Activist Carola Rackete, who rose to prominence as captain of an NGO search and rescue boat, was nominated on Monday (17 July) as one of the two lead candidates for the German Left Party for next year’s EU election.
The 35-year-old activist gained notoriety in 2019 – as a captain for Sea Watch, an NGO that sponsors sea rescue missions in the Mediterranean – when she rescued refugees and brought them to Lampedusa despite a ban by the Italian authorities.
The episode culminated in her arrest and subsequent acquittal, as well as a public stand-off with Matteo Salvini, the leader of the far-right Lega party and then Italy’s interior minister.
“We will only be able to overcome the current ecological crisis if we create a socially just environment – this is an analysis that I share with the Left party,” Rackete told reporters in Berlin.
She said she had repeatedly wondered where her work could have the largest impact on the socio-ecological movement, eventually coming to the conclusion that the European Parliament was a place where the future of millions of people in and outside of Europe was decided.
Rackete’s nomination is a significant move for the ailing Left, which has been tainted by internal infighting over the party’s future direction.
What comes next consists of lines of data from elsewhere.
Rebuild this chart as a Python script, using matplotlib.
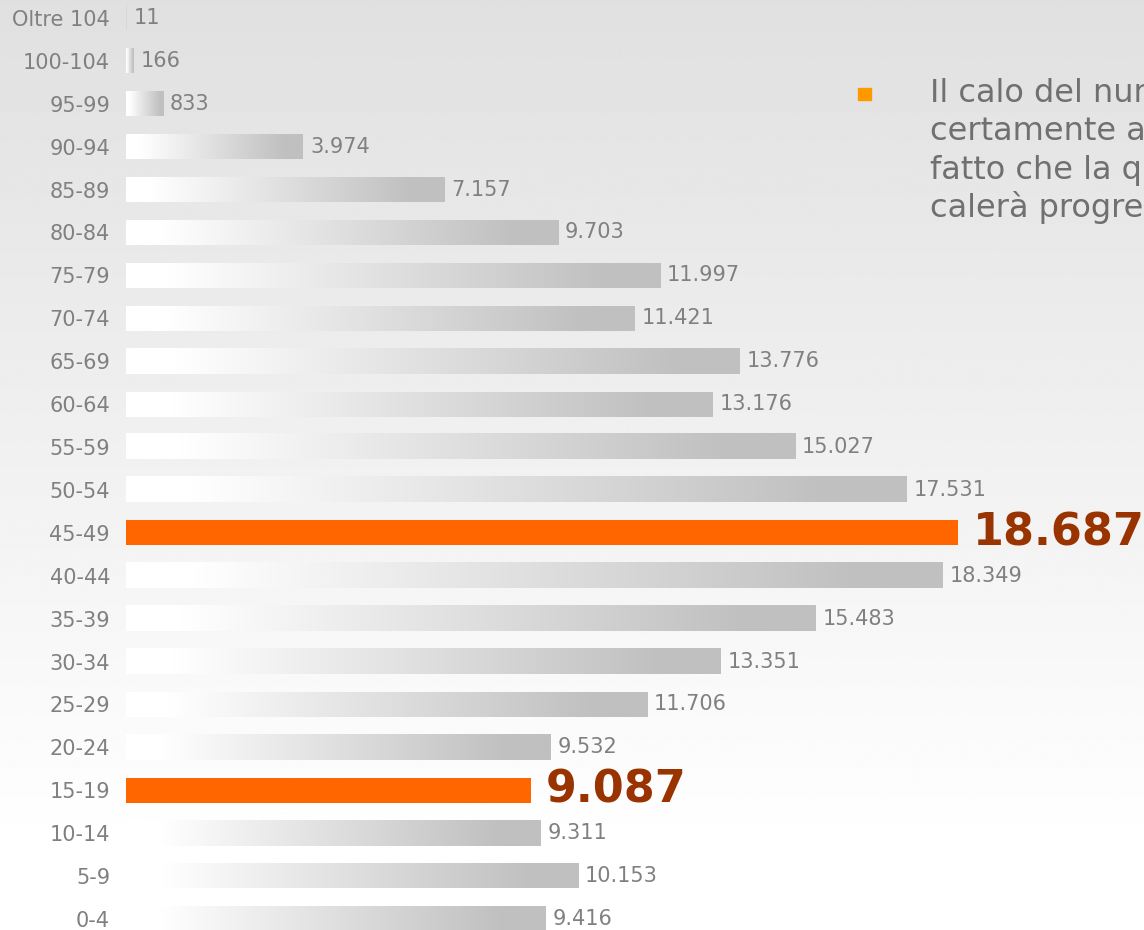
import numpy as np
import matplotlib
matplotlib.use("Agg")
import matplotlib.pyplot as plt
from matplotlib.colors import LinearSegmentedColormap
from matplotlib.patches import Rectangle

# age classes, top to bottom
classes = ["Oltre 104", "100-104", "95-99", "90-94", "85-89", "80-84", "75-79",
           "70-74", "65-69", "60-64", "55-59", "50-54", "45-49", "40-44",
           "35-39", "30-34", "25-29", "20-24", "15-19", "10-14", "5-9", "0-4"]
values = [11, 166, 833, 3974, 7157, 9703, 11997, 11421, 13776, 13176, 15027,
          17531, 18687, 18349, 15483, 13351, 11706, 9532, 9087, 9311, 10153, 9416]
highlight = ["45-49", "15-19"]

note_lines = ["Il calo del num", "certamente a", "fatto che la q", "calerà progres"]

W, H = 1144, 930
fig = plt.figure(figsize=(W / 100, H / 100), dpi=100)

# background: light gray at top fading to white
bg = fig.add_axes([0, 0, 1, 1], zorder=0)
yy = np.linspace(0, 1, 400)
shade = np.clip(224 + 31 * yy / 0.915, 0, 255) / 255.0
bg.imshow(np.repeat(shade[:, None], 2, axis=1), cmap="gray", vmin=0, vmax=1,
          aspect="auto", extent=(0, 1, 1, 0), interpolation="bilinear")
bg.set_xlim(0, 1)
bg.set_ylim(1, 0)
bg.axis("off")

x0 = 126
px_per_unit = 832 / 18687.0
row = 42.9
top = 18

ax = fig.add_axes([x0 / W, 0, 1 - x0 / W, 1], zorder=1)
ax.patch.set_alpha(0)

bar_cmap = LinearSegmentedColormap.from_list(
    "bar", [(0, "#ffffff"), (0.08, "#ffffff"), (0.9, "#c0c0c0"), (1, "#c0c0c0")])
grad = np.linspace(0, 1, 256)[None, :]
h = 25 / row

for i, (c, v) in enumerate(zip(classes, values)):
    if c in highlight:
        ax.barh(i, v, height=h, color="#ff6600", zorder=3)
        ax.annotate(f"{v:,}".replace(",", "."), (v, i), xytext=(11, 0),
                    textcoords="offset points", va="center", ha="left",
                    fontsize=32, fontweight="bold", color="#993300")
    else:
        ax.imshow(grad, cmap=bar_cmap, vmin=0, vmax=1, aspect="auto",
                  extent=(0, v, i + h / 2, i - h / 2), interpolation="bilinear",
                  zorder=3)
        ax.annotate(f"{v:,}".replace(",", "."), (v, i), xytext=(5, 0),
                    textcoords="offset points", va="center", ha="left",
                    fontsize=15, color="#808080")

ax.set_xlim(0, (W - x0) / px_per_unit)
ax.set_ylim((H - top) / row, -top / row)
ax.set_yticks(range(len(classes)))
ax.set_yticklabels(classes, fontsize=15, color="#808080")
ax.tick_params(axis="y", length=0, pad=11.5)
ax.set_xticks([])
for s in ax.spines.values():
    s.set_visible(False)

# bullet note on the right
fig.add_artist(Rectangle((858 / W, 1 - 100 / H), 13 / W, 12 / H,
                         transform=fig.transFigure, color="#ff9900", zorder=5))
for k, line in enumerate(note_lines):
    fig.text(930 / W, 1 - (102 + 38.3 * k) / H, line, fontsize=23,
             color="#707070", va="baseline", ha="left", zorder=5)

fig.savefig("out.png", dpi=100)
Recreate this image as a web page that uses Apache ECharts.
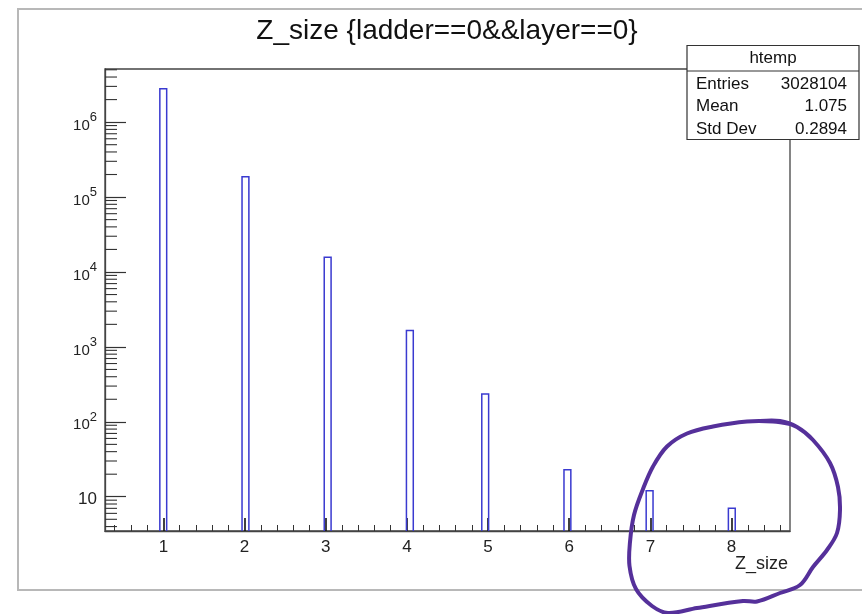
<!DOCTYPE html>
<html>
<head>
<meta charset="utf-8">
<script src="https://cdn.jsdelivr.net/npm/echarts@6/dist/echarts.min.js"></script>
<style>html,body{margin:0;padding:0;background:#fff;}#c{width:862px;height:614px;}</style>
</head>
<body>
<div id="c"></div>
<script>
// ---- data ----
const titleText = 'Z_size {ladder==0&&layer==0}';
const xAxisName = 'Z_size';
const binLow  = [0.9556, 1.9684, 2.9812, 3.9940, 4.9224, 5.9352, 6.9480, 7.9608];
const binHigh = [1.0400, 2.0528, 3.0656, 4.0784, 5.0068, 6.0196, 7.0324, 8.0452];
const counts  = [2800000, 187000, 15700, 1650, 236, 23, 12, 7];
const xTickLabels = [1, 2, 3, 4, 5, 6, 7, 8];
const xMinorTicks = [0.4, 0.6, 0.8, 1.2, 1.4, 1.6, 1.8, 2.2, 2.4, 2.6, 2.8, 3.2, 3.4, 3.6, 3.8,
                     4.2, 4.4, 4.6, 4.8, 5.2, 5.4, 5.6, 5.8, 6.2, 6.4, 6.6, 6.8, 7.2, 7.4, 7.6, 7.8,
                     8.2, 8.4, 8.6];
const yMinorTicks = [4, 5, 6, 7, 8, 9,
                     20, 30, 40, 50, 60, 70, 80, 90,
                     200, 300, 400, 500, 600, 700, 800, 900,
                     2000, 3000, 4000, 5000, 6000, 7000, 8000, 9000,
                     20000, 30000, 40000, 50000, 60000, 70000, 80000, 90000,
                     200000, 300000, 400000, 500000, 600000, 700000, 800000, 900000,
                     2000000, 3000000, 4000000, 5000000];
const statsName = 'htemp';
const statLabels = ['Entries', 'Mean', 'Std Dev'];
const statValues = ['3028104', '1.075', '0.2894'];

// ---- axis ranges ----
const X_MIN = 0.28, X_MAX = 8.72;
const Y_MIN = 3.49, Y_MAX = 5.12e6;

const FONT = '"Liberation Sans", Arial, Helvetica, sans-serif';
const chart = echarts.init(document.getElementById('c'), null, {renderer: 'canvas'});

const barData = binLow.map((lo, i) => [lo, binHigh[i], counts[i]]);

const statGraphics = [];
statGraphics.push({type: 'rect', z: 100, shape: {x: 687, y: 45.5, width: 172, height: 94},
  style: {fill: '#fff', stroke: '#333', lineWidth: 1.2}});
statGraphics.push({type: 'line', z: 101, shape: {x1: 687, y1: 71, x2: 859, y2: 71},
  style: {stroke: '#333', lineWidth: 1.2}});
statGraphics.push({type: 'text', z: 101, x: 773, y: 58,
  style: {text: statsName, font: '17px ' + FONT, fill: '#111', textAlign: 'center', textVerticalAlign: 'middle'}});
const rowY = [84, 106, 129];
statLabels.forEach((l, i) => {
  statGraphics.push({type: 'text', z: 101, x: 696, y: rowY[i],
    style: {text: l, font: '17px ' + FONT, fill: '#111', textAlign: 'left', textVerticalAlign: 'middle'}});
  statGraphics.push({type: 'text', z: 101, x: 847, y: rowY[i],
    style: {text: statValues[i], font: '17px ' + FONT, fill: '#111', textAlign: 'right', textVerticalAlign: 'middle'}});
});

const circlePts = [[790,424],[773,421.5],[747,421.5],[713,426.5],[687,433.5],[667,446.5],[653,466.5],
  [643,489],[634,515],[630,542],[629.5,566],[636,589],[652,606],[668,613],[697,608],[743,601],
  [757,601.5],[780,593],[800,585],[813,567],[827,550],[837,533],[840,510],[838,487],[830,463],
  [813,440],[797,427],[780,421],[760,421]];

const option = {
  animation: false,
  backgroundColor: '#fff',
  textStyle: {fontFamily: FONT},
  grid: {left: 105, right: 72, top: 69, bottom: 83, show: true, borderColor: '#444', borderWidth: 1.3, backgroundColor: 'transparent'},
  xAxis: [
    {
      type: 'value', min: X_MIN, max: X_MAX, position: 'bottom',
      axisLine: {show: true, onZero: false, lineStyle: {color: '#444', width: 1.3}},
      axisTick: {show: true, inside: true, length: 13, customValues: xTickLabels, lineStyle: {color: '#111', width: 1.6}},
      axisLabel: {show: true, customValues: xTickLabels, fontSize: 17, color: '#222', margin: 8, fontFamily: FONT},
      splitLine: {show: false}
    },
    {
      type: 'value', min: X_MIN, max: X_MAX, position: 'bottom',
      axisLine: {show: false},
      axisTick: {show: true, inside: true, length: 6, customValues: xMinorTicks, lineStyle: {color: '#333', width: 1}},
      axisLabel: {show: false},
      splitLine: {show: false}
    }
  ],
  yAxis: [
    {
      type: 'log', logBase: 10, min: Y_MIN, max: Y_MAX, position: 'left',
      axisLine: {show: true, onZero: false, lineStyle: {color: '#444', width: 1.3}},
      axisTick: {show: true, inside: true, length: 21, lineStyle: {color: '#333', width: 1.2}},
      axisLabel: {
        show: true, showMinLabel: false, showMaxLabel: false, margin: 8, color: '#222', fontFamily: FONT,
        formatter: function (v) {
          const e = Math.round(Math.log10(v));
          if (e === 1) return '{p|10}';
          return '{b|10}{s|' + e + '}';
        },
        rich: {
          p: {fontSize: 17, color: '#222', fontFamily: FONT, lineHeight: 22, verticalAlign: 'bottom'},
          b: {fontSize: 15, color: '#222', fontFamily: FONT, lineHeight: 22, verticalAlign: 'bottom'},
          s: {fontSize: 13, color: '#222', fontFamily: FONT, lineHeight: 13, verticalAlign: 'top'}
        }
      },
      splitLine: {show: false},
      minorTick: {show: false}
    }
  ],
  series: [
    {
      type: 'custom',
      name: 'htemp',
      xAxisIndex: 0, yAxisIndex: 0,
      data: barData,
      encode: {x: [0, 1], y: 2},
      clip: true,
      renderItem: function (params, api) {
        const top = api.coord([api.value(0), api.value(2)]);
        const bot = api.coord([api.value(1), Y_MIN]);
        return {
          type: 'polyline',
          shape: {points: [[top[0], bot[1]], [top[0], top[1]], [bot[0], top[1]], [bot[0], bot[1]]]},
          style: {stroke: '#3a3ad0', lineWidth: 1.5, fill: null}
        };
      }
    },
    {
      type: 'custom',
      name: 'yminor',
      xAxisIndex: 0, yAxisIndex: 0,
      data: yMinorTicks.map(v => [X_MIN, v]),
      encode: {x: 0, y: 1},
      clip: false,
      silent: true,
      renderItem: function (params, api) {
        const p = api.coord([X_MIN, api.value(1)]);
        return {
          type: 'line',
          shape: {x1: p[0], y1: p[1], x2: p[0] + 12, y2: p[1]},
          style: {stroke: '#333', lineWidth: 1.1}
        };
      }
    }
  ],
  graphic: [
    {type: 'rect', z: -10, silent: true, shape: {x: 18, y: 9, width: 870, height: 581},
      style: {fill: null, stroke: '#b8b8b8', lineWidth: 2}},
    {type: 'text', z: 100, x: 447, y: 31,
      style: {text: titleText, font: '28px ' + FONT, fill: '#111', textAlign: 'center', textVerticalAlign: 'middle'}},
    {type: 'text', z: 100, x: 788, y: 564,
      style: {text: xAxisName, font: '18px ' + FONT, fill: '#222', textAlign: 'right', textVerticalAlign: 'middle'}}
  ].concat(statGraphics).concat([
    {type: 'polyline', z: 120, silent: true, shape: {points: circlePts, smooth: 0.35},
      style: {stroke: '#55309a', lineWidth: 4, fill: null, lineCap: 'round', lineJoin: 'round'}}
  ])
};
chart.setOption(option);
</script>
</body>
</html>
An exit from Germany’s national parliament is looming at the next election as the Left is currently polling below the electoral threshold of 5%.
“We want to make it clear today that the Left is opening up for involved people and activists from social movements and civil society and show that the Left is part of a left pole of hope that is greater than the party,” Janine Wissler, the joint leader of the Left, said in Berlin.
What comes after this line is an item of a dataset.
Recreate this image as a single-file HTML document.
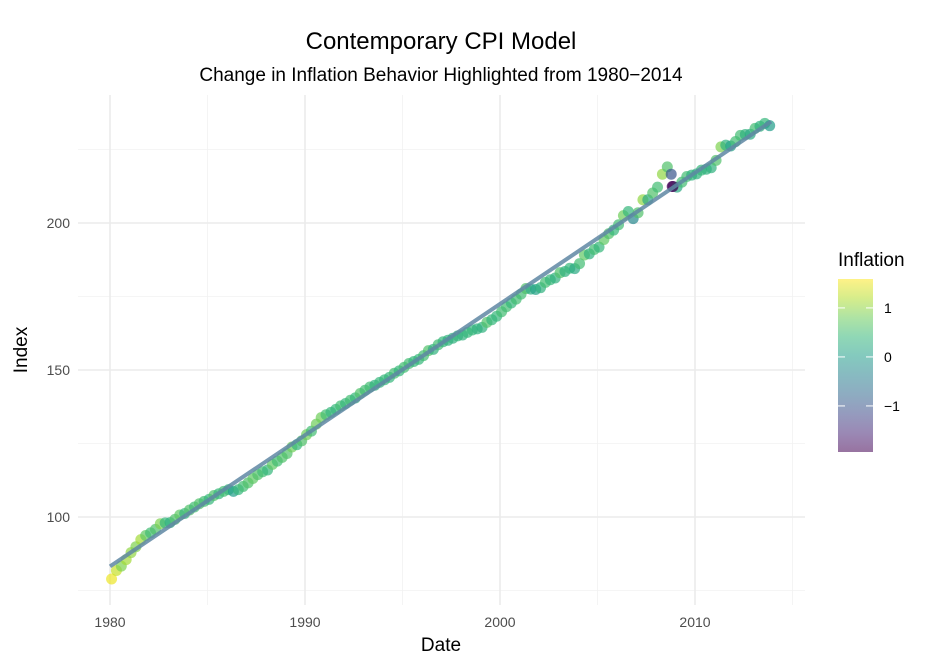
<!DOCTYPE html>
<html><head><meta charset="utf-8"><style>
body{margin:0;background:#fff;font-family:"Liberation Sans",sans-serif}
svg text{font-family:"Liberation Sans",sans-serif}
</style></head><body>
<svg id="chart" width="928" height="660" viewBox="0 0 928 660" xmlns="http://www.w3.org/2000/svg">
<text x="441" y="49" text-anchor="middle" font-size="24" fill="#000">Contemporary CPI Model</text>
<text x="441" y="81" text-anchor="middle" font-size="19" fill="#000">Change in Inflation Behavior Highlighted from 1980−2014</text>
<g id="grid"></g><g id="marks"></g><g id="axes"></g><g id="legend"></g>
<text x="441" y="651" text-anchor="middle" font-size="19">Date</text>
<text transform="translate(27,350) rotate(-90)" text-anchor="middle" font-size="19">Index</text>
</svg>
<script>
const years=[1980,1981,1982,1983,1984,1985,1986,1987,1988,1989,1990,1991,1992,1993,1994,1995,1996,1997,1998,1999,2000,2001,2002,2003,2004,2005,2006,2007,2008,2009,2010,2011,2012,2013];
const cpiValues=[78.9,81.8,83.3,85.5,87.9,89.9,92.3,93.7,94.6,95.8,97.7,98.0,98.1,99.2,100.7,101.2,102.4,103.4,104.5,105.3,106.0,107.3,107.9,108.7,109.3,108.7,109.3,110.4,111.6,113.1,114.4,115.4,116.0,117.9,119.0,120.3,121.6,123.8,124.6,125.9,128.0,129.2,131.6,133.8,134.8,135.6,136.6,137.8,138.6,139.7,140.5,142.0,143.1,144.2,144.8,145.8,146.7,147.5,148.9,149.7,150.9,152.2,152.9,153.6,154.9,156.6,157.0,158.6,159.6,160.1,160.8,161.6,161.9,162.8,163.6,164.0,164.5,166.2,167.1,168.3,169.8,171.5,172.8,174.1,175.8,177.7,177.5,177.4,178.0,179.8,180.7,181.3,183.1,183.5,184.6,184.5,186.2,189.1,189.5,191.0,191.8,194.4,196.4,197.6,199.4,202.5,203.9,201.5,203.5,207.9,207.9,210.2,212.2,216.6,219.1,212.4,212.2,213.9,215.8,216.3,216.7,218.0,218.3,218.8,221.3,225.9,226.5,226.2,227.7,229.8,230.1,230.2,232.2,232.9,233.9,233.1];
const inflationValues=[1.5,1.3,0.9,1.1,1.0,0.9,1.1,0.7,0.5,0.6,0.9,0.4,0.3,0.6,0.7,0.4,0.6,0.5,0.6,0.5,0.4,0.6,0.4,0.5,0.4,0.0,0.4,0.5,0.6,0.7,0.6,0.5,0.4,0.7,0.5,0.6,0.6,0.8,0.4,0.6,0.8,0.5,0.8,0.8,0.5,0.4,0.4,0.5,0.4,0.5,0.4,0.6,0.5,0.5,0.3,0.4,0.4,0.4,0.5,0.4,0.5,0.5,0.4,0.4,0.5,0.6,0.3,0.5,0.4,0.3,0.3,0.4,0.3,0.4,0.4,0.3,0.3,0.6,0.4,0.4,0.5,0.5,0.4,0.5,0.5,0.6,0.2,0.1,0.3,0.5,0.4,0.3,0.6,0.3,0.4,0.2,0.5,0.7,0.3,0.5,0.4,0.7,0.6,0.4,0.5,0.8,0.4,-0.3,0.6,1.0,0.2,0.6,0.5,1.0,0.6,-1.9,0.2,0.5,0.5,0.3,0.3,0.4,0.3,0.3,0.6,0.9,0.3,0.1,0.5,0.5,0.3,0.2,0.5,0.3,0.4,0.0];
const extraDates=[2008.78,2008.87];
const extraCpi=[216.6,212.4];
const extraInfl=[-1.0,-1.9];
const fitStart=[1980.0,83.2];
const fitEnd=[2013.9,234.5];
const xTicks=[1980,1990,2000,2010];
const yTicks=[100,150,200];
const legendTicks=[1,0,-1];
const NS="http://www.w3.org/2000/svg";
const X=d=>110+(d-1980)*19.5;
const Y=v=>517-(v-100)*2.94;
const L=[78,805],T=[95,605];
const vir=[[68,1,84],[72,40,120],[62,74,137],[49,104,142],[38,130,142],[31,158,137],[53,183,121],[109,205,89],[180,222,44],[253,231,37]];
const cmin=-1.94,cmax=1.59;
function col(v){let t=Math.max(0,Math.min(1,(v-cmin)/(cmax-cmin)))*(vir.length-1);let i=Math.min(Math.floor(t),vir.length-2),f=t-i;const c=vir[i].map((a,k)=>Math.round(a+(vir[i+1][k]-a)*f));return `rgb(${c})`;}
function mk(p,tag,a){const e=document.createElementNS(NS,tag);for(const k in a)e.setAttribute(k,a[k]);p.appendChild(e);return e;}
const grid=document.getElementById('grid'),marks=document.getElementById('marks'),axes=document.getElementById('axes'),leg=document.getElementById('legend');
[1985,1995,2005,2015].forEach(d=>{const l=mk(grid,'line',{x1:X(d),x2:X(d),y1:T[0],y2:T[1],stroke:'#f2f2f2','stroke-width':0.8});

});
[75,125,175,225].forEach(v=>{const l=mk(grid,'line',{x1:L[0],x2:L[1],y1:Y(v),y2:Y(v),stroke:'#f2f2f2','stroke-width':0.8});

});
xTicks.forEach(d=>{const l=mk(grid,'line',{x1:X(d),x2:X(d),y1:T[0],y2:T[1],stroke:'#ebebeb','stroke-width':1.6});


const t=mk(axes,'text',{x:X(d),y:627,'text-anchor':'middle','font-size':14,fill:'#4d4d4d'});t.textContent=d;

});
yTicks.forEach(v=>{const l=mk(grid,'line',{x1:L[0],x2:L[1],y1:Y(v),y2:Y(v),stroke:'#ebebeb','stroke-width':1.6});


const t=mk(axes,'text',{x:70,y:Y(v)+5,'text-anchor':'end','font-size':14,fill:'#4d4d4d'});t.textContent=v;

});
const pts=[];cpiValues.forEach((v,i)=>pts.push([years[Math.floor(i/4)]+(i%4)*0.25+0.08,v,inflationValues[i]]));
extraDates.forEach((d,i)=>pts.push([d,extraCpi[i],extraInfl[i]]));
pts.forEach(p=>{const c=mk(marks,'circle',{cx:X(p[0]),cy:Y(p[1]),r:5.5,fill:col(p[2]),'fill-opacity':0.7});

});
const fl=mk(marks,'line',{x1:X(fitStart[0]),y1:Y(fitStart[1]),x2:X(fitEnd[0]),y2:Y(fitEnd[1]),stroke:'#5f87a3','stroke-width':4,'stroke-opacity':0.85});


const lt=mk(leg,'text',{x:838,y:266,'font-size':19});lt.textContent='Inflation';


const defs=mk(leg,'defs',{});const g=mk(defs,'linearGradient',{id:'vg',x1:0,y1:1,x2:0,y2:0});
vir.forEach((c,i)=>mk(g,'stop',{offset:i/(vir.length-1),'stop-color':`rgb(${c})`,'stop-opacity':0.55}));
const cb=mk(leg,'rect',{x:838,y:279,width:35,height:173,fill:'url(#vg)'});


const LY=v=>279+(cmax-v)/(cmax-cmin)*173;
legendTicks.forEach(v=>{mk(leg,'line',{x1:838,x2:845,y1:LY(v),y2:LY(v),stroke:'#fff'});mk(leg,'line',{x1:866,x2:873,y1:LY(v),y2:LY(v),stroke:'#fff'});
const t=mk(leg,'text',{x:884,y:LY(v)+5,'font-size':14});t.textContent=v<0?'−'+(-v):v;

});
</script>
</body></html>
However, Rackete noted that she would not formally join the party as she wanted her office to be rooted within the civil movements she is affiliated with. Rackete also warned that she expected more from the party, which has “lost a lot of trust through the [internal] dispute”.
The activist will run in second position on the Left’s national list, together with Martin Schirdewan, the party’s other leader and a current lawmaker in the European Parliament.
Özlem Demirel, another Left MEP, alongside Gerhard Trabert, a doctor, social activist, and the Left’s candidate for German president in 2022, also managed to get among the top spots. The list still needs to be voted through at a party conference later this year.
The Left currently has five MEPs in the European Parliament.